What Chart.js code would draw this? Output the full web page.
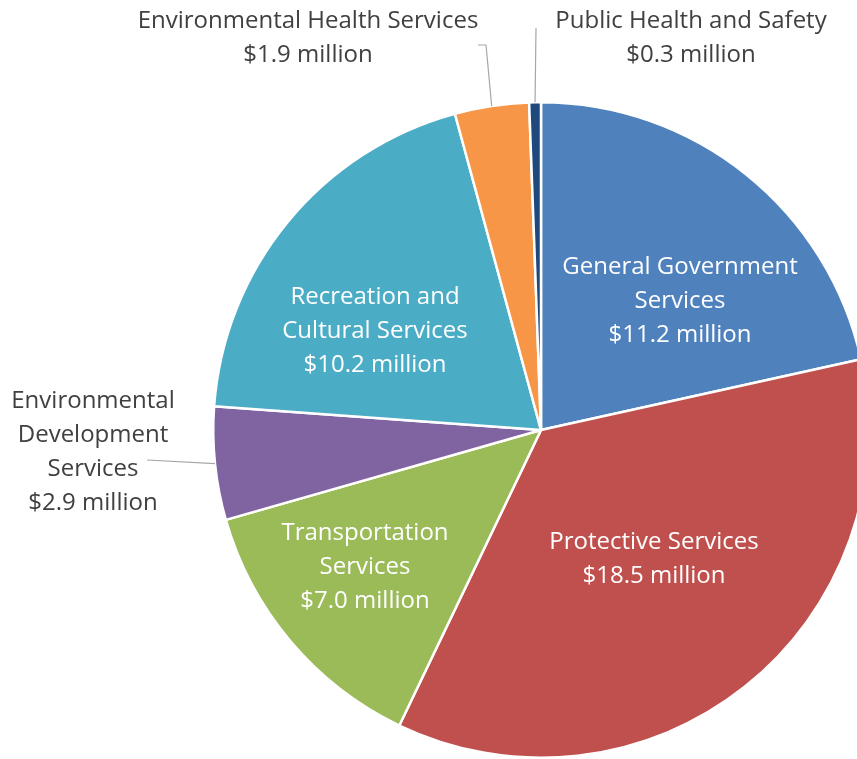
<!DOCTYPE html>
<html>
<head>
<meta charset="utf-8">
<script src="https://cdn.jsdelivr.net/npm/chart.js@4/dist/chart.umd.min.js"></script>
<style>
  html, body { margin: 0; padding: 0; background: #fff; overflow: hidden; }
  #wrap { width: 880px; height: 759px; }
</style>
</head>
<body>
<div id="wrap"><canvas id="pieChart" width="880" height="759"></canvas></div>
<script>
// Presupuesto por servicio (millones de dólares)
const categorias = [
  "General Government Services",
  "Protective Services",
  "Transportation Services",
  "Environmental Development Services",
  "Recreation and Cultural Services",
  "Environmental Health Services",
  "Public Health and Safety",
];
const montos = [11.2, 18.5, 7.0, 2.9, 10.2, 1.9, 0.3];
const colores = ["#4F81BD", "#C0504D", "#9BBB59", "#8064A2", "#4BACC6", "#F79646", "#1F497D"];

// Texto de cada etiqueta (el monto se agrega desde montos)
const lineasEtiqueta = [
  ["General Government", "Services"],
  ["Protective Services"],
  ["Transportation", "Services"],
  ["Environmental", "Development", "Services"],
  ["Recreation and", "Cultural Services"],
  ["Environmental Health Services"],
  ["Public Health and Safety"],
];

// Posición de las etiquetas respecto al centro del pastel
const posEtiqueta = [
  { dx: 139, dy: -164, dentro: true },
  { dx: 113, dy: 111, dentro: true },
  { dx: -176, dy: 102, dentro: true },
  { dx: -448, dy: -30, dentro: false, guia: [[-394, 30]] },
  { dx: -166, dy: -134, dentro: true },
  { dx: -233, dy: -410, dentro: false, guia: [[-63, -385], [-55, -385]] },
  { dx: 150, dy: -410, dentro: false, guia: [[-5, -402]] },
];

const FUENTE = "24px 'Open Sans', 'Noto Sans', sans-serif";
const INTERLINEA = 34;

const etiquetasPlugin = {
  id: "etiquetas",
  afterDatasetsDraw(chart) {
    const ctx = chart.ctx;
    const arcos = chart.getDatasetMeta(0).data;
    ctx.save();
    ctx.font = FUENTE;
    ctx.textAlign = "center";
    ctx.textBaseline = "middle";
    arcos.forEach((arco, i) => {
      const { x, y, startAngle, endAngle, outerRadius } = arco.getProps(
        ["x", "y", "startAngle", "endAngle", "outerRadius"], true);
      const p = posEtiqueta[i];
      // Línea guía desde la etiqueta hasta el borde del sector
      if (p.guia) {
        const medio = (startAngle + endAngle) / 2;
        ctx.beginPath();
        ctx.strokeStyle = "#A6A6A6";
        ctx.lineWidth = 1.2;
        p.guia.forEach(([gx, gy], k) => {
          if (k === 0) ctx.moveTo(x + gx, y + gy);
          else ctx.lineTo(x + gx, y + gy);
        });
        ctx.lineTo(x + Math.cos(medio) * outerRadius, y + Math.sin(medio) * outerRadius);
        ctx.stroke();
      }
      const lineas = lineasEtiqueta[i].concat(["$" + montos[i].toFixed(1) + " million"]);
      ctx.fillStyle = p.dentro ? "#FFFFFF" : "#404040";
      lineas.forEach((t, k) => {
        ctx.fillText(t, x + p.dx, y + p.dy + 1 + k * INTERLINEA);
      });
    });
    ctx.restore();
  },
};

const ctx = document.getElementById("pieChart").getContext("2d");
new Chart(ctx, {
  type: "pie",
  data: {
    labels: categorias,
    datasets: [
      {
        data: montos,
        backgroundColor: colores,
        borderColor: "#FFFFFF",
        borderWidth: 2.5,
      },
    ],
  },
  options: {
    responsive: false,
    animation: false,
    layout: { padding: { left: 212, top: 101, right: 10, bottom: 0 } },
    plugins: {
      legend: { display: false },
      tooltip: { enabled: false },
    },
  },
  plugins: [etiquetasPlugin],
});
</script>
</body>
</html>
────────
**CHALLENGE:**
Go through the data above and transcribe it in full, omitting any image.

**TASK SOLUTION:**
What Chart.js code would draw this? Output the full web page.
<!DOCTYPE html>
<html>
<head>
<meta charset="utf-8">
<script src="https://cdn.jsdelivr.net/npm/chart.js@4/dist/chart.umd.min.js"></script>
<style>
  html, body { margin: 0; padding: 0; background: #fff; overflow: hidden; }
  #wrap { width: 880px; height: 759px; }
</style>
</head>
<body>
<div id="wrap"><canvas id="pieChart" width="880" height="759"></canvas></div>
<script>
// Presupuesto por servicio (millones de dólares)
const categorias = [
  "General Government Services",
  "Protective Services",
  "Transportation Services",
  "Environmental Development Services",
  "Recreation and Cultural Services",
  "Environmental Health Services",
  "Public Health and Safety",
];
const montos = [11.2, 18.5, 7.0, 2.9, 10.2, 1.9, 0.3];
const colores = ["#4F81BD", "#C0504D", "#9BBB59", "#8064A2", "#4BACC6", "#F79646", "#1F497D"];

// Texto de cada etiqueta (el monto se agrega desde montos)
const lineasEtiqueta = [
  ["General Government", "Services"],
  ["Protective Services"],
  ["Transportation", "Services"],
  ["Environmental", "Development", "Services"],
  ["Recreation and", "Cultural Services"],
  ["Environmental Health Services"],
  ["Public Health and Safety"],
];

// Posición de las etiquetas respecto al centro del pastel
const posEtiqueta = [
  { dx: 139, dy: -164, dentro: true },
  { dx: 113, dy: 111, dentro: true },
  { dx: -176, dy: 102, dentro: true },
  { dx: -448, dy: -30, dentro: false, guia: [[-394, 30]] },
  { dx: -166, dy: -134, dentro: true },
  { dx: -233, dy: -410, dentro: false, guia: [[-63, -385], [-55, -385]] },
  { dx: 150, dy: -410, dentro: false, guia: [[-5, -402]] },
];

const FUENTE = "24px 'Open Sans', 'Noto Sans', sans-serif";
const INTERLINEA = 34;

const etiquetasPlugin = {
  id: "etiquetas",
  afterDatasetsDraw(chart) {
    const ctx = chart.ctx;
    const arcos = chart.getDatasetMeta(0).data;
    ctx.save();
    ctx.font = FUENTE;
    ctx.textAlign = "center";
    ctx.textBaseline = "middle";
    arcos.forEach((arco, i) => {
      const { x, y, startAngle, endAngle, outerRadius } = arco.getProps(
        ["x", "y", "startAngle", "endAngle", "outerRadius"], true);
      const p = posEtiqueta[i];
      // Línea guía desde la etiqueta hasta el borde del sector
      if (p.guia) {
        const medio = (startAngle + endAngle) / 2;
        ctx.beginPath();
        ctx.strokeStyle = "#A6A6A6";
        ctx.lineWidth = 1.2;
        p.guia.forEach(([gx, gy], k) => {
          if (k === 0) ctx.moveTo(x + gx, y + gy);
          else ctx.lineTo(x + gx, y + gy);
        });
        ctx.lineTo(x + Math.cos(medio) * outerRadius, y + Math.sin(medio) * outerRadius);
        ctx.stroke();
      }
      const lineas = lineasEtiqueta[i].concat(["$" + montos[i].toFixed(1) + " million"]);
      ctx.fillStyle = p.dentro ? "#FFFFFF" : "#404040";
      lineas.forEach((t, k) => {
        ctx.fillText(t, x + p.dx, y + p.dy + 1 + k * INTERLINEA);
      });
    });
    ctx.restore();
  },
};

const ctx = document.getElementById("pieChart").getContext("2d");
new Chart(ctx, {
  type: "pie",
  data: {
    labels: categorias,
    datasets: [
      {
        data: montos,
        backgroundColor: colores,
        borderColor: "#FFFFFF",
        borderWidth: 2.5,
      },
    ],
  },
  options: {
    responsive: false,
    animation: false,
    layout: { padding: { left: 212, top: 101, right: 10, bottom: 0 } },
    plugins: {
      legend: { display: false },
      tooltip: { enabled: false },
    },
  },
  plugins: [etiquetasPlugin],
});
</script>
</body>
</html>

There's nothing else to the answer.